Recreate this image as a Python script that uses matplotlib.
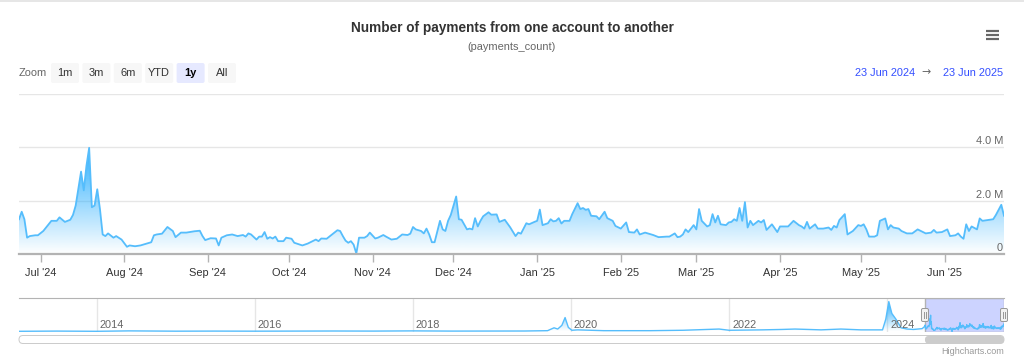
import numpy as np
import pandas as pd
import matplotlib.pyplot as plt
import matplotlib.dates as mdates
import matplotlib.colors as mcolors
from matplotlib.patches import FancyBboxPatch

plt.rcParams["font.family"] = ["Liberation Sans", "DejaVu Sans"]

W, H = 1024, 361
PX = 72 / 100  # points per pixel at dpi 100

# ---- data -------------------------------------------------------------
START = "2024-06-23"
END = "2025-06-23"

# days since START, daily payment counts in millions
day_offset = [
    0, 1, 2, 3, 4, 6, 7, 9, 11, 12, 14, 15, 17, 19, 20, 21, 23, 24, 25, 26,
    27, 28, 29, 30, 31, 32, 33, 35, 36, 38, 40, 41, 43, 45, 47, 49, 50, 51, 53, 55,
    57, 58, 60, 62, 65, 67, 68, 69, 71, 73, 74, 75, 77, 79, 81, 83, 84, 85, 86, 88,
    89, 90, 91, 92, 93, 94, 95, 96, 98, 99, 101, 102, 105, 107, 110, 111, 112, 114, 116, 118,
    119, 120, 121, 122, 123, 124, 125, 126, 128, 129, 130, 132, 133, 135, 136, 138, 140, 141, 142, 144,
    145, 146, 147, 149, 150, 151, 152, 153, 154, 156, 157, 158, 159, 160, 162, 163, 164, 166, 167, 168,
    169, 170, 171, 172, 174, 175, 177, 178, 180, 182, 184, 185, 186, 188, 189, 191, 192, 193, 194, 196,
    197, 198, 199, 200, 201, 202, 204, 205, 207, 208, 209, 210, 211, 212, 214, 215, 217, 218, 220, 221,
    223, 225, 226, 228, 229, 230, 232, 235, 237, 240, 241, 243, 244, 245, 246, 247, 248, 250, 251, 252,
    253, 255, 256, 257, 258, 259, 260, 262, 263, 264, 265, 266, 267, 268, 269, 270, 271, 272, 274, 275,
    276, 277, 279, 281, 282, 285, 287, 289, 290, 291, 292, 293, 295, 296, 298, 300, 301, 302, 303, 304,
    306, 307, 309, 311, 312, 313, 314, 315, 317, 318, 319, 321, 322, 323, 324, 326, 327, 329, 331, 333,
    335, 336, 338, 339, 340, 342, 344, 345, 347, 348, 349, 350, 351, 352, 353, 355, 356, 357, 359, 361,
    362, 364, 365,
]
payments_m = [
    1.30, 1.58, 1.30, 0.61, 0.67, 0.70, 0.70, 0.86, 1.11, 1.24, 1.24, 1.37, 1.20, 1.28, 1.46, 1.81, 3.08, 2.38, 3.30, 3.97,
    1.75, 1.81, 2.42, 1.68, 0.73, 0.67, 0.77, 0.61, 0.67, 0.54, 0.27, 0.32, 0.29, 0.32, 0.38, 0.44, 0.70, 0.73, 0.76, 1.01,
    0.86, 0.63, 0.80, 0.80, 0.85, 0.87, 0.67, 0.52, 0.59, 0.58, 0.32, 0.61, 0.70, 0.73, 0.67, 0.71, 0.65, 0.77, 0.73, 0.54,
    0.65, 0.65, 0.82, 0.57, 0.63, 0.58, 0.65, 0.48, 0.48, 0.61, 0.57, 0.42, 0.32, 0.39, 0.54, 0.48, 0.58, 0.57, 0.73, 0.89,
    0.86, 0.67, 0.50, 0.42, 0.48, 0.35, 0.02, 0.61, 0.61, 0.67, 0.80, 0.58, 0.61, 0.71, 0.65, 0.54, 0.57, 0.65, 0.73, 0.71,
    0.76, 1.01, 0.92, 0.86, 0.77, 0.95, 0.73, 0.44, 0.44, 1.24, 0.92, 0.86, 1.24, 1.46, 2.15, 1.30, 1.28, 0.92, 0.95, 0.92,
    1.34, 1.03, 1.24, 1.41, 1.56, 1.47, 1.48, 1.20, 1.28, 1.00, 0.67, 0.80, 0.76, 1.15, 1.11, 1.20, 1.24, 1.66, 1.08, 1.15,
    1.30, 1.22, 1.24, 1.34, 1.14, 1.24, 1.24, 1.49, 1.90, 1.68, 1.72, 1.65, 1.68, 1.43, 1.41, 1.30, 1.58, 1.34, 1.24, 1.05,
    0.95, 1.18, 0.82, 0.80, 0.92, 0.73, 0.80, 0.71, 0.63, 0.65, 0.65, 0.77, 0.63, 0.65, 0.73, 0.92, 0.82, 1.08, 0.92, 1.68,
    1.24, 1.03, 1.08, 1.49, 1.18, 1.43, 1.11, 1.08, 1.18, 1.20, 1.30, 1.24, 1.72, 1.24, 1.94, 0.99, 1.24, 1.08, 1.24, 1.18,
    1.27, 0.90, 1.11, 0.82, 1.03, 1.03, 1.24, 1.08, 1.03, 0.95, 1.20, 0.95, 1.11, 0.95, 0.95, 0.99, 0.90, 1.05, 0.99, 1.27,
    1.49, 0.73, 0.86, 1.08, 1.05, 1.11, 0.92, 0.65, 0.65, 0.70, 1.24, 1.33, 0.92, 1.08, 0.99, 0.95, 0.86, 0.77, 0.77, 0.92,
    0.82, 0.77, 0.80, 0.90, 0.80, 0.82, 0.92, 0.67, 0.70, 0.77, 0.65, 0.57, 1.11, 0.86, 1.03, 0.92, 1.33, 1.24, 1.27, 1.30,
    1.46, 1.84, 1.43,
]

# older history, only visible in the navigator
history_dates = [
    "2013-01-08", "2013-07-01", "2014-01-01", "2014-06-01", "2015-01-01", "2015-07-01",
    "2016-01-01", "2016-07-01", "2017-01-01", "2017-07-01", "2018-01-01", "2018-07-01",
    "2019-01-01", "2019-06-01", "2019-09-15", "2019-10-15", "2019-11-01", "2019-11-20",
    "2019-12-05", "2019-12-20", "2020-01-05", "2020-02-01", "2020-06-01", "2021-01-01",
    "2021-06-01", "2021-10-01", "2021-11-15", "2022-01-01", "2022-06-01", "2022-09-01",
    "2022-11-01", "2023-03-01", "2023-06-01", "2023-09-01", "2023-12-10", "2023-12-25",
    "2024-01-08", "2024-01-22", "2024-02-10", "2024-03-05", "2024-04-01", "2024-05-01",
    "2024-06-10",
]
history_m = [
    0.05, 0.10, 0.05, 0.15, 0.08, 0.10,
    0.08, 0.10, 0.12, 0.10, 0.15, 0.10,
    0.10, 0.12, 0.20, 0.90, 0.60, 1.50,
    3.40, 1.00, 0.30, 0.40, 0.20, 0.20,
    0.30, 0.50, 0.60, 0.30, 0.40, 0.50,
    0.60, 0.40, 0.60, 0.40, 0.40, 3.00,
    7.30, 4.40, 3.00, 0.90, 0.60, 0.50,
    0.70,
]

y_ticks = [0, 2, 4]
y_tick_labels = ["0", "2.0 M", "4.0 M"]
nav_years = [2014, 2016, 2018, 2020, 2022, 2024]
zoom_buttons = ["1m", "3m", "6m", "YTD", "1y", "All"]
selected_button = "1y"


def axes_px(fig, left, top, right, bottom):
    return fig.add_axes([left / W, 1 - bottom / H, (right - left) / W, (bottom - top) / H])


def gradient_area(ax, x, y, color, line_color, lw, zorder=2):
    poly = ax.fill_between(x, y, 0, facecolor="none", edgecolor="none")
    grad = np.zeros((256, 1, 4))
    grad[..., :3] = mcolors.to_rgb(color)
    grad[:, 0, 3] = np.linspace(0.0, 1.0, 256)
    im = ax.imshow(grad, extent=[x[0], x[-1], 0, y.max()], origin="lower",
                   aspect="auto", interpolation="bilinear", zorder=zorder)
    im.set_clip_path(poly.get_paths()[0], transform=ax.transData)
    ax.plot(x, y, color=line_color, lw=lw, zorder=zorder + 0.5, solid_joinstyle="round")


def to_px(ax, xd, yd):
    dx, dy = ax.transData.transform((xd, yd))
    return dx, H - dy


fig = plt.figure(figsize=(W / 100, H / 100), dpi=100)
fig.patch.set_facecolor("white")

# ---- main chart -------------------------------------------------------
x = mdates.date2num(pd.Timestamp(START) + pd.to_timedelta(day_offset, unit="D"))
y = np.array(payments_m)
x_start = mdates.date2num(pd.Timestamp(START))
x_end = mdates.date2num(pd.Timestamp(END))

ax = axes_px(fig, 19, 93.5, 1004, 254)
gradient_area(ax, x, y, "#2caffe", "#55bdfc", 1.3)
ax.set_xlim(x_start, x_end)
ax.set_ylim(0, 6)
ax.set_yticks([0, 2, 4, 6])
ax.grid(axis="y", color="#e6e6e6", lw=1)
ax.set_axisbelow(True)
ax.tick_params(axis="y", length=0, labelleft=False)
for s in ["top", "left", "right"]:
    ax.spines[s].set_visible(False)
ax.spines["bottom"].set_color("#b3b3b3")
ax.spines["bottom"].set_linewidth(1.6)
ax.xaxis.set_major_locator(mdates.MonthLocator())
ax.xaxis.set_major_formatter(mdates.DateFormatter("%b '%y"))
ax.tick_params(axis="x", length=8 * PX, width=1, color="#b3b3b3",
               labelsize=11 * PX, labelcolor="#333333", pad=6 * PX)
for v, lab in zip(y_ticks, y_tick_labels):
    ax.annotate(lab, xy=(1, v), xycoords=("axes fraction", "data"), xytext=(-1, 6),
                textcoords="offset pixels", ha="right", va="center",
                fontsize=11 * PX, color="#666666")

# ---- navigator --------------------------------------------------------
nx = np.concatenate([mdates.date2num(pd.to_datetime(history_dates)), x])
ny = np.concatenate([np.array(history_m), y])

nav = axes_px(fig, 19, 297.5, 1004, 331.5)
nav.axvspan(x_start, x_end, facecolor="#ccd3ff", edgecolor="#b3b3b3", lw=1, zorder=1)
gradient_area(nav, nx, ny, "#2caffe", "#55bdfc", 1.0, zorder=2)
nav.set_xlim(nx[0], nx[-1])
nav.set_ylim(0, 8.3)
nav.set_xticks([])
nav.set_yticks([])
for s in ["left", "bottom", "right"]:
    nav.spines[s].set_visible(False)
nav.spines["top"].set_color("#b3b3b3")
for yr in nav_years:
    xd = mdates.date2num(pd.Timestamp(f"{yr}-01-01"))
    nav.axvline(xd, color="#e6e6e6", lw=1, zorder=0.5)
    nav.annotate(str(yr), xy=(xd, 0), xycoords=("data", "axes fraction"), xytext=(3, 6.5),
                 textcoords="offset pixels", ha="left", va="center",
                 fontsize=11 * PX, color="#666666", zorder=3)

h0, _ = to_px(nav, x_start, 0)
h1, _ = to_px(nav, x_end, 0)

# ---- overlay: titles, buttons, handles, scrollbar ----------------------
ov = fig.add_axes([0, 0, 1, 1])
ov.set_xlim(0, W)
ov.set_ylim(H, 0)
ov.axis("off")

ov.plot([0, W], [1, 1], color="#e6e6e6", lw=2 * PX)
ov.text(512, 28, "Number of payments from one account to another", ha="center", va="center",
        fontsize=13.6 * PX, fontweight="bold", color="#333333")
ov.text(512, 47, "(payments_count)", ha="center", va="center", fontsize=11 * PX, color="#666666")

for yy in (31, 35, 39):
    ov.plot([986, 999], [yy, yy], color="#666666", lw=2.2 * PX, solid_capstyle="butt")

ov.text(19, 73, "Zoom", ha="left", va="center", fontsize=11 * PX, color="#666666")
for i, lab in enumerate(zoom_buttons):
    cx = 65 + i * 31.4
    sel = lab == selected_button
    ov.add_patch(FancyBboxPatch((cx - 14, 63), 28, 20, boxstyle="round,pad=0,rounding_size=2",
                                fc="#e6e9ff" if sel else "#f7f7f7", ec="none"))
    ov.text(cx, 73.5, lab, ha="center", va="center", fontsize=11 * PX,
            color="#000000" if sel else "#333333", fontweight="bold" if sel else "normal")

ov.text(915, 73.5, "23 Jun 2024", ha="right", va="center", fontsize=11 * PX, color="#334eff")
ov.text(926, 72.5, "\u2192", ha="center", va="center", fontsize=11 * PX, color="#666666",
        family=["DejaVu Sans"])
ov.text(1003, 73.5, "23 Jun 2025", ha="right", va="center", fontsize=11 * PX, color="#334eff")

# navigator handles
for hx in (h0, h1):
    ov.add_patch(FancyBboxPatch((hx - 3.5, 308.5), 7, 13, boxstyle="round,pad=0,rounding_size=1.5",
                                fc="#f2f2f2", ec="#999999", lw=1 * PX, zorder=5))
    for dx in (-1, 1):
        ov.plot([hx + dx, hx + dx], [312, 318], color="#999999", lw=1 * PX, zorder=6)

# scrollbar
ov.add_patch(FancyBboxPatch((19, 335.5), 985, 8, boxstyle="round,pad=0,rounding_size=4",
                            fc="white", ec="#cccccc", lw=1 * PX))
ov.add_patch(FancyBboxPatch((h0, 336), h1 - h0, 7.5, boxstyle="round,pad=0,rounding_size=3.5",
                            fc="#cccccc", ec="none"))

ov.text(1004, 351, "Highcharts.com", ha="right", va="center", fontsize=9 * PX, color="#999999")

fig.savefig("out.png", dpi=100)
○ ○ ○
From the opening line of the listing above through the line bearing "from matplotlib.patches import FancyBboxPatch", repeat each line exactly. Drop every picture.

SOLUTION TO THE EXERCISE
Recreate this image as a Python script that uses matplotlib.
import numpy as np
import pandas as pd
import matplotlib.pyplot as plt
import matplotlib.dates as mdates
import matplotlib.colors as mcolors
from matplotlib.patches import FancyBboxPatch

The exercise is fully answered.